Boeing Just Beat Airbus for the First Time Since 2019 — And Wall Street Is Finally Listening
143 to 114.
That’s the number that matters this morning. Boeing just delivered 143 commercial aircraft in Q1 2026. Airbus delivered 114. The first quarterly delivery win for Boeing over its European rival since Q1 2019.
Let that sink in. For nearly seven years, Boeing has been the punching bag of industrial America — the 737 Max disasters, the door plug, the pension fights, the near-bankruptcy murmurs. Every quarter, analysts said “wait till next year.” Every quarter, Airbus pulled further ahead.
This quarter, Boeing took the belt back.
The Setup
The earnings print was a beat almost across the board. Adjusted loss per share came in at just 20 cents — against an 83-cent loss that analysts had penciled in. That’s not a rounding error. That’s a 75% miss to the upside on the bear case.
Shares jumped more than 3% in pre-market and are holding the gains into the session. Volume confirms it — this isn’t algo noise, it’s real buyers stepping in.
The street is catching up. TipRanks shows 14 Buy and 1 Hold ratings among covering analysts over the last three months. Consensus price target: $274.92. From Monday’s close, that’s 25.4% upside.
Why It Matters
Turnarounds in industrials don’t happen in a single quarter. They happen when a series of small wins start compounding. Cost cuts. Process fixes. A CEO who can actually hit targets. Boeing is finally showing all three.
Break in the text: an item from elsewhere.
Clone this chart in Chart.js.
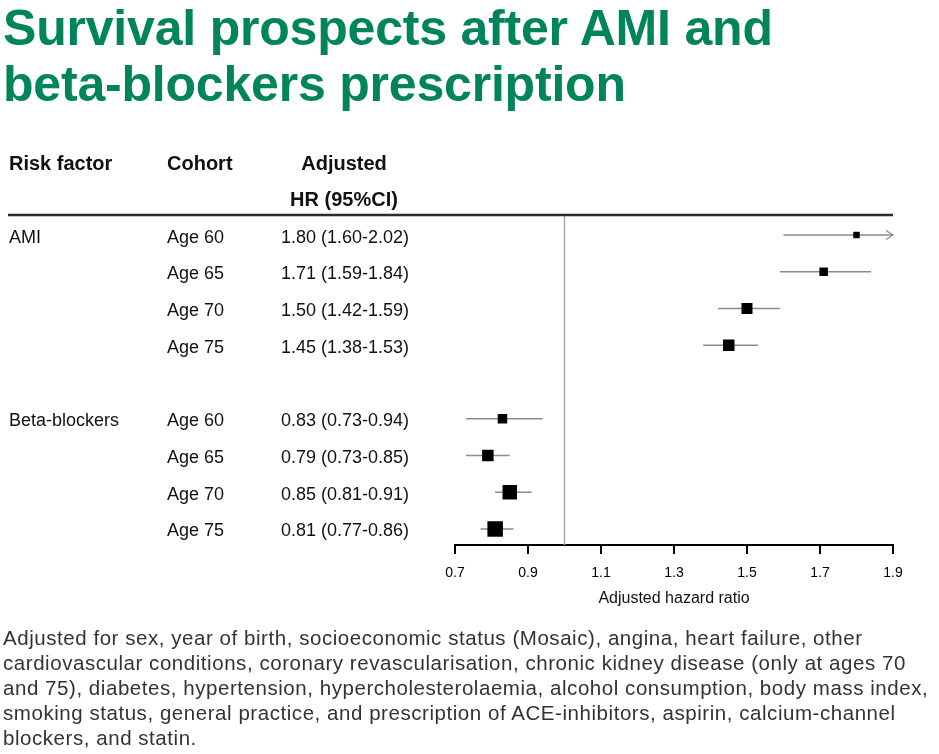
<!DOCTYPE html>
<html>
<head>
<meta charset="utf-8">
<script src="https://cdn.jsdelivr.net/npm/chart.js@4.4.1/dist/chart.umd.min.js"></script>
<style>
  html, body { margin: 0; padding: 0; background: #fff; }
  #wrap { position: relative; width: 939px; height: 754px; overflow: hidden;
          font-family: "Liberation Sans", Arial, Helvetica, sans-serif; }
  #chartBox { position: absolute; left: 0; top: 0; width: 939px; height: 754px; }
  #title { position: absolute; left: 3px; top: 0px; margin: 0; font-weight: bold; font-size: 50px;
           line-height: 56px; color: #00855a; white-space: nowrap; letter-spacing: -0.2px; }
  #note { position: absolute; left: 3px; top: 625px; margin: 0; font-size: 20.5px; line-height: 25px;
          letter-spacing: 0.55px; color: #333; white-space: nowrap; }
</style>
</head>
<body>
<div id="wrap">
  <div id="chartBox"><canvas id="c"></canvas></div>
  <h1 id="title">Survival prospects after AMI and<br>beta-blockers prescription</h1>
  <p id="note">Adjusted for sex, year of birth, socioeconomic status (Mosaic), angina, heart failure, other<br>cardiovascular conditions, coronary revascularisation, chronic kidney disease (only at ages 70<br>and 75), diabetes, hypertension, hypercholesterolaemia, alcohol consumption, body mass index,<br>smoking status, general practice, and prescription of ACE-inhibitors, aspirin, calcium-channel<br>blockers, and statin.</p>
</div>
<script>
// ---- data ----
const riskFactors = ['AMI', 'Beta-blockers'];
const cohorts = ['Age 60', 'Age 65', 'Age 70', 'Age 75'];
const amiHR   = [1.80, 1.71, 1.50, 1.45];
const amiLow  = [1.60, 1.59, 1.42, 1.38];
const amiHigh = [2.02, 1.84, 1.59, 1.53];
const bbHR    = [0.83, 0.79, 0.85, 0.81];
const bbLow   = [0.73, 0.73, 0.81, 0.77];
const bbHigh  = [0.94, 0.85, 0.91, 0.86];
const xTicks = [0.7, 0.9, 1.1, 1.3, 1.5, 1.7, 1.9];
const xTickLabels = ['0.7', '0.9', '1.1', '1.3', '1.5', '1.7', '1.9'];
const referenceHR = 1.0;
const headerCols = ['Risk factor', 'Cohort', 'Adjusted', 'HR (95%CI)'];
const xAxisTitle = 'Adjusted hazard ratio';

// ---- styles ----
const FONT = '"Liberation Sans", Arial, Helvetica, sans-serif';
const markerSide = [[6.5, 8.5, 11, 11.5], [9.5, 11.5, 14.5, 15.5]];

const groups = [
  { name: riskFactors[0], hr: amiHR, lo: amiLow, hi: amiHigh },
  { name: riskFactors[1], hr: bbHR,  lo: bbLow,  hi: bbHigh }
];
const rowsPerGroup = cohorts.length + 1; // blank spacer row between groups
const rows = [];
groups.forEach((g, gi) => g.hr.forEach((v, ci) => rows.push({
  group: gi, cohort: ci, y: gi * rowsPerGroup + ci, hr: v, lo: g.lo[ci], hi: g.hi[ci],
  label: v.toFixed(2) + ' (' + g.lo[ci].toFixed(2) + '-' + g.hi[ci].toFixed(2) + ')'
})));

const pointData = rows.map(r => ({ x: r.hr, y: r.y }));
const pointRadii = rows.map(r => markerSide[r.group][r.cohort] / Math.SQRT2);
const ciData = [];
rows.forEach(r => { ciData.push({ x: r.lo, y: r.y }, { x: r.hi, y: r.y }, { x: r.hi, y: null }); });

const decor = {
  id: 'decor',
  beforeDatasetsDraw(chart) {
    const { ctx, chartArea: a, scales: { x } } = chart;
    const px = x.getPixelForValue(referenceHR);
    ctx.save();
    ctx.strokeStyle = '#a8a8a8';
    ctx.lineWidth = 1.5;
    ctx.beginPath(); ctx.moveTo(px, a.top); ctx.lineTo(px, a.bottom); ctx.stroke();
    ctx.restore();
  },
  afterDraw(chart) {
    const { ctx, chartArea: a, scales: { x, y } } = chart;
    ctx.save();
    ctx.strokeStyle = '#2b2b2b';
    ctx.lineWidth = 2.5;
    ctx.beginPath(); ctx.moveTo(8, a.top); ctx.lineTo(a.right, a.top); ctx.stroke();

    ctx.fillStyle = '#111';
    ctx.textBaseline = 'alphabetic';
    ctx.font = 'bold 20px ' + FONT;
    ctx.textAlign = 'left';
    ctx.fillText(headerCols[0], 9, a.top - 45);
    ctx.fillText(headerCols[1], 167, a.top - 45);
    ctx.textAlign = 'center';
    ctx.fillText(headerCols[2], 344, a.top - 45);
    ctx.fillText(headerCols[3], 344, a.top - 9);

    ctx.font = '18px ' + FONT;
    ctx.textAlign = 'left';
    rows.forEach(r => {
      const py = y.getPixelForValue(r.y) + 7.5;
      if (r.cohort === 0) ctx.fillText(groups[r.group].name, 9, py);
      ctx.fillText(cohorts[r.cohort], 167, py);
      ctx.fillText(r.label, 281, py);
    });

    ctx.strokeStyle = '#8c8c8c';
    ctx.lineWidth = 1.2;
    rows.forEach(r => {
      if (r.hi > x.max) {
        const px = x.getPixelForValue(x.max), py = y.getPixelForValue(r.y);
        ctx.beginPath();
        ctx.moveTo(px - 7, py - 4.5); ctx.lineTo(px, py); ctx.lineTo(px - 7, py + 4.5);
        ctx.stroke();
      }
    });
    ctx.restore();
  }
};

new Chart(document.getElementById('c'), {
  type: 'scatter',
  data: {
    datasets: [
      {
        label: 'HR', data: pointData, order: 0,
        pointStyle: 'rect', pointRadius: pointRadii, pointHoverRadius: pointRadii,
        pointBackgroundColor: '#000', pointBorderWidth: 0, showLine: false
      },
      {
        label: '95% CI', data: ciData, order: 1, showLine: true, spanGaps: false,
        borderColor: '#8c8c8c', borderWidth: 1.5, pointRadius: 0, pointHoverRadius: 0, fill: false
      }
    ]
  },
  options: {
    responsive: true, maintainAspectRatio: false, animation: false,
    layout: { padding: { left: 455, right: 46, top: 215, bottom: 146 } },
    plugins: { legend: { display: false }, tooltip: { enabled: false } },
    scales: {
      y: { type: 'linear', display: false, min: -0.545, max: 8.436, reverse: true },
      x: {
        type: 'linear', position: 'bottom', min: 0.7, max: 1.9,
        afterBuildTicks: s => { s.ticks = xTicks.map(v => ({ value: v })); },
        afterFit: s => { s.height = 63; },
        ticks: { callback: (v, i) => xTickLabels[i], font: { size: 14, family: FONT }, color: '#000',
                 padding: 11, maxRotation: 0, autoSkip: false },
        grid: { drawOnChartArea: false, drawTicks: true, tickLength: 9, color: '#000', lineWidth: 2 },
        border: { display: true, color: '#000', width: 2 },
        title: { display: true, text: xAxisTitle, font: { size: 16, family: FONT }, color: '#111', padding: 0 }
      }
    }
  },
  plugins: [decor]
});
</script>
</body>
</html>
More importantly — the delivery number is the one that pays. Every delivered aircraft is cash in the door. 143 deliveries means the cash flow turn is real, not theoretical. And with the defense side of the business finally getting its act together (thanks in part to rebuilt Pentagon trust on hypersonics and the B-21), the profit leverage from here is enormous.
This is what a stock looks like when the bear thesis starts dying.
The Play
Three ways to play it:
- BA direct — Enter on any pullback to $215. Target $275 (the analyst consensus). Stop at $200.
- Cash-covered puts — Sell the $210 May puts for yield if you want to get long at a discount. ~4% premium with breakeven at $205.
- Defense-heavy industrial ETF (ITA) — If you don’t want single-stock risk, ITA gives you Boeing alongside Lockheed, RTX, and Northrop. Lower beta, same thesis.
The trade isn’t that Boeing is cheap. It’s that the bear case is collapsing. And when a 7-year bear thesis collapses, the repricing is usually violent in one direction.